Justo veinte años después, en una de sus glosas de la serie «Estilo y cifra», titulada precisamente «Novelas y novelistas» y publicada en el periódico barcelonés La Vanguardia Española (24 de septiembre de 1943), D’Ors descalificaba el género novelesco. Advertía que los lectores solían olvidar el nombre de los autores de novelas para centrarse tan solo en los títulos y los argumentos. Terminaba confesándose cada día peor lector de novelas:

Cada día, las novelas me interesan menos; y si no fuera que me regalan bastantes, no leería ninguna nueva. Menos, mucho menos que las demás, me atraen las del tipo que llamaríamos «novela-novela»; quiero decir, las que no frisan, bien, por un lado, en el poema, bien, por el otro cabo, en el ensayo. Todavía, en invenciones casi de magia, como la Zuleica Dobson, de Max Berboom, o en las parábolas casi de filosofía, como el delicioso y demasiado pronto olvidado César Caperan ou la Tradition, de Louis Codet, gloria futura de Perpignan, puede encontrar mi gusto una apetecible dosis de placer. Pero, la verdad, cuando me son explicadas en unas páginas interminables las querellas de la familia Vega y Hernández, muy señores míos, o los secretos de alcoba de madame Durand, que quiere tanto a monsieur Dupont, y buen provecho le haga, yo siento en mí una especie de sensación humillante y vergonzosa, como si estuviese mirando a través del ojo de la cerradura en una cámara cerrada. Y esto no es para mí.

Para acabar descalificando a algunos de sus novelistas contemporáneos, españoles y extranjeros:

¡Qué gusto el Quijote, qué gusto tantas narraciones antiguas, en que el relato avanza en una simétrica vertebración, donde cada capítulo encierra, entero, un episodio de la vida del personaje! Para que no se diga que juego sobre valores seguros, pondré al lado del Quijote, en este sentido una novela moderna, una novela muy discutible, aquel Voyage au bout de la nuit, del truculento Céline, más truculento aún que su casi homónimo español, el recentísimo Cela: si en Cela el don de composición, la potencia de estructura parece aún titubeante, en Céline –y era su primera obra– se mostraban esas dotes con el vigor de un clásico.
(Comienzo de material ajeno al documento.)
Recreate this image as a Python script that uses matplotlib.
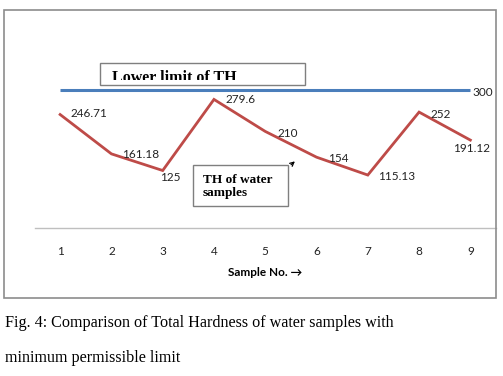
import matplotlib
matplotlib.use("Agg")
import matplotlib.pyplot as plt
from matplotlib.patches import Rectangle

samples = [1, 2, 3, 4, 5, 6, 7, 8, 9]
th_values = [246.71, 161.18, 125, 279.6, 210, 154, 115.13, 252, 191.12]
th_labels = ["246.71", "161.18", "125", "279.6", "210", "154", "115.13", "252", "191.12"]
lower_limit = [300] * 9

W, H = 503, 376
fig = plt.figure(figsize=(W / 100, H / 100), dpi=100)


def fx(x):
    return x / W


def fy(y):
    return 1 - y / H


# outer chart frame
fig.patches.append(Rectangle((fx(4), fy(298)), fx(492), 288 / H, transform=fig.transFigure,
                             fill=False, ec="#8c8c8c", lw=1.2))

ax = fig.add_axes([fx(34.5), fy(228), fx(496) - fx(34.5), fy(10) - fy(228)])
ax.set_xlim(0.5, 9.5)
ax.set_ylim(0, 474)
for s in ("top", "right", "left"):
    ax.spines[s].set_visible(False)
ax.spines["bottom"].set_color("#bfbfbf")
ax.spines["bottom"].set_linewidth(1.0)
ax.set_yticks([])
ax.set_xticks(samples)
ax.set_xticklabels([str(s) for s in samples], fontsize=8.5, family="Lato", color="#222222")
ax.tick_params(axis="x", length=0, pad=13)
ax.set_xlabel("Sample No. \u2192", fontsize=8.5, family=["Lato", "DejaVu Sans"],
              fontweight="bold", labelpad=7)

ax.plot(samples, lower_limit, color="#4a7ebb", lw=2.2, solid_capstyle="butt")
ax.plot(samples, th_values, color="#be4b48", lw=2.0, solid_joinstyle="miter")

offsets = [(10, 1), (11, -1), (-3, -7), (12, 0), (12, -2), (12, -1), (10, -1), (11, -2), (-17, -8)]
for x, v, lab, off in zip(samples, th_values, th_labels, offsets):
    ax.annotate(lab, (x, v), textcoords="offset pixels", xytext=off, ha="left", va="center",
                fontsize=8.5, family="Lato", color="#222222")
ax.annotate("300", (samples[-1], lower_limit[-1]), textcoords="offset pixels", xytext=(2, -2),
            ha="left", va="center", fontsize=8.5, family="Lato", color="#222222")

# text boxes
box1 = Rectangle((fx(100), fy(85)), fx(205), 22 / H, transform=fig.transFigure,
                 fill=True, fc="white", ec="#7f7f7f", lw=1.0)
fig.patches.append(box1)
clip1 = Rectangle((fx(100), fy(80)), fx(205), 17 / H, transform=fig.transFigure,
                  fill=False, visible=False)
fig.patches.append(clip1)
t1 = fig.text(fx(112), fy(70.5), "Lower limit of TH", family="Liberation Serif",
              fontweight="bold", fontsize=11.5, va="top", ha="left")
t1.set_clip_path(clip1)

box2 = Rectangle((fx(193), fy(206)), fx(95), 41 / H, transform=fig.transFigure,
                 fill=True, fc="white", ec="#7f7f7f", lw=1.0)
fig.patches.append(box2)
fig.text(fx(203), fy(186.5), "TH of water\nsamples", family="Liberation Serif",
         fontweight="bold", fontsize=9.5, va="center", ha="left", linespacing=1.15)
fig.add_artist(matplotlib.patches.FancyArrowPatch((fx(289), fy(166.5)), (fx(297), fy(159.5)),
                                                  transform=fig.transFigure, arrowstyle="->",
                                                  mutation_scale=7, lw=0.9, color="black"))

# caption
fig.text(fx(5), fy(323), "Fig. 4: Comparison of Total Hardness of water samples with",
         family="Liberation Serif", fontsize=11.6, va="center", ha="left")
fig.text(fx(5), fy(358), "minimum permissible limit",
         family="Liberation Serif", fontsize=11.6, va="center", ha="left")

fig.savefig("out.png", dpi=100)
En cuanto a mí, en mi despego, he acabado por juzgar la novelística casi exclusivamente según tal canon… Voy a decir con qué instrumento. Tomo la novela que he llegado a leer, una vez vencidas las explicadas resistencias. Naturalmente, esta lectura no se hace de un tirón. Al tomar aquella para alguna nueva sentada, puede ocurrir una de dos cosas: o que reconozca inmediatamente el lugar, y hasta la línea, en que abandoné la lectura, o que me cueste el encontrarlos, para lo cual, en evitación de tanta fatiga, cuido de recurrir al empleo de una señal o «paja». En el primer caso, juzgo la obra buena, hasta revisión a más señores. En el segundo caso, la juzgo mala y, generalmente, de no mediar razones especialísimas, es abandonada su lectura. «Con este sistema —se me objetará—, y de haberlo empleado usted desde mozo, nunca hubiera leído usted a Dostoievski»… Pero ¿quién les dice a ustedes que yo he leído a Dostoievski?